Antropóloga e pesquisadora das áreas de cinema e televisão fala sobre os desafios da TV aberta, streaming de vídeos e acervos digitais

 

Professora titular do Departamento de Cinema, Rádio e Televisão da Escola de Comunicações e Artes na Universidade de São Paulo (ECA-USP) e PhD em Antropologia pela Universidade de Chicago, Esther Hamburger investiga a produção cinematográfica, televisiva e das mídias digitais recentes. A pesquisadora também é autora do livro O Brasil Antenado: A Sociedade da Novela (Zahar, 2005) e de inúmeros capítulos em coletâneas e artigos em revistas especializadas. Nesta entrevista, Esther fala sobre a fuga dos telespectadores para outras plataformas de exibição de vídeos, sobre a repercussão sociocultural das telenovelas no Brasil e ainda coloca em xeque a importância da manutenção e valorização de um arquivo público do audiovisual brasileiro.

 


Foto: Leila Fugii

 

Como foi para você estudar televisão numa época em que havia tanto preconceito quanto a esse veículo de comunicação?
Foi e ainda é um desafio muito interessante. A abordagem antropológica permite um jogo de aproximação e distanciamento capaz de provocar questões interessantes e que retiram a televisão – ao menos temporariamente – da polaridade de amor e ódio e assim permite pensar paradoxos, gaps, que ajudam a entender a sociabilidade contemporânea. Não senti propriamente patrulhamento, talvez um ceticismo.

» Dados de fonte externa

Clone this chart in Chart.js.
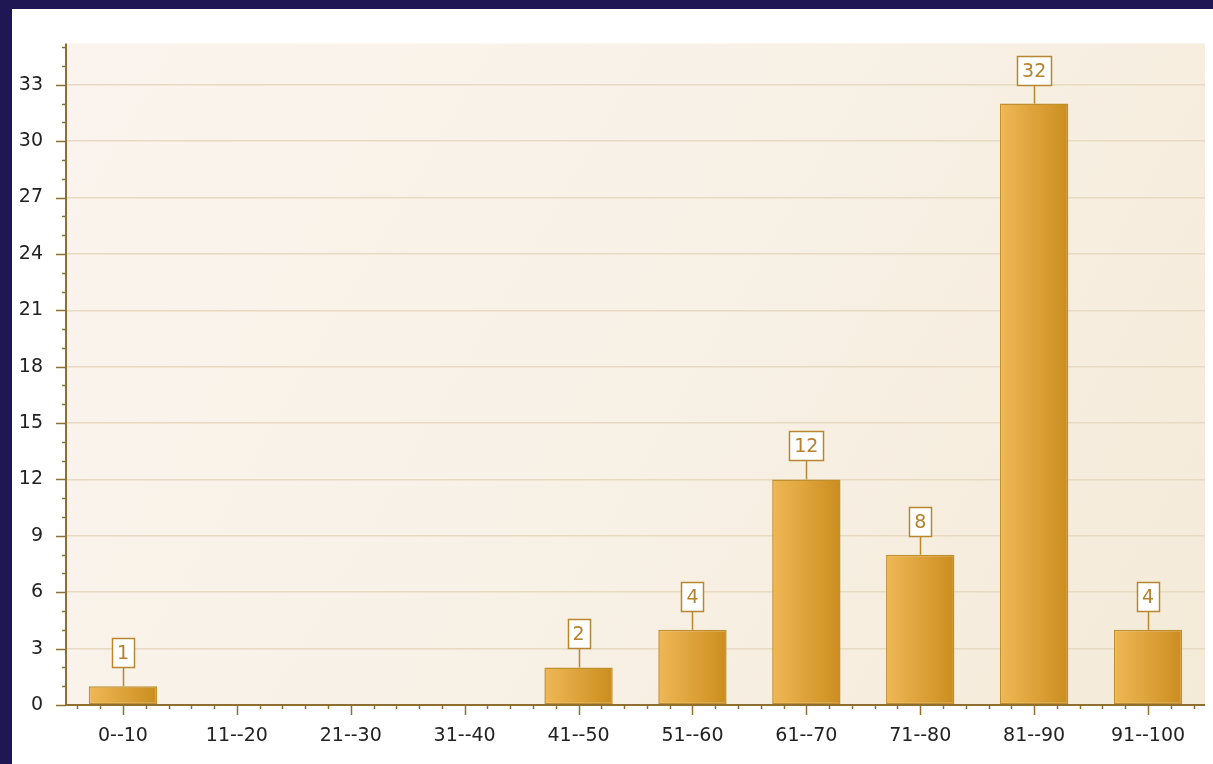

As telenovelas foram foco de algumas das suas pesquisas. Podemos falar que hoje a teledramaturgia está socialmente engajada?
A novela em certo sentido sempre foi engajada. Mas acho que a novela perdeu público ao fazer um movimento em direção ao que se convencionou chamar “marketing social”  apesar de não ser algo que dê para generalizar. Por exemplo, João Emanoel Carneiro não faz essa teledramaturgia voltada a difundir mensagens didáticas, mas a teledramaturgia dele é socialmente engajada no sentido de sintonizar ansiedades que estão no ar, relacionadas, por exemplo, a raça e classe. A diversificação atinge a novela também. É muito raro que hoje ela alcance o nível de repercussão que tinha até o fim dos anos 1990 e começo de 2000. Avenida Brasil (2012) é um ponto fora da curva. Também é surpreendente a melhoria da teledramaturgia norte-americana, que deixa a nossa a desejar. Nos Estados Unidos, houve um processo dentro da indústria do cinema, que ficou amarrada a ponto de haver uma migração de roteiristas e de grandes talentos para a televisão. Isso gerou séries que são acessíveis via internet e nelas está a juventude que não assiste à TV aberta, mas que assiste às séries diretamente no computador.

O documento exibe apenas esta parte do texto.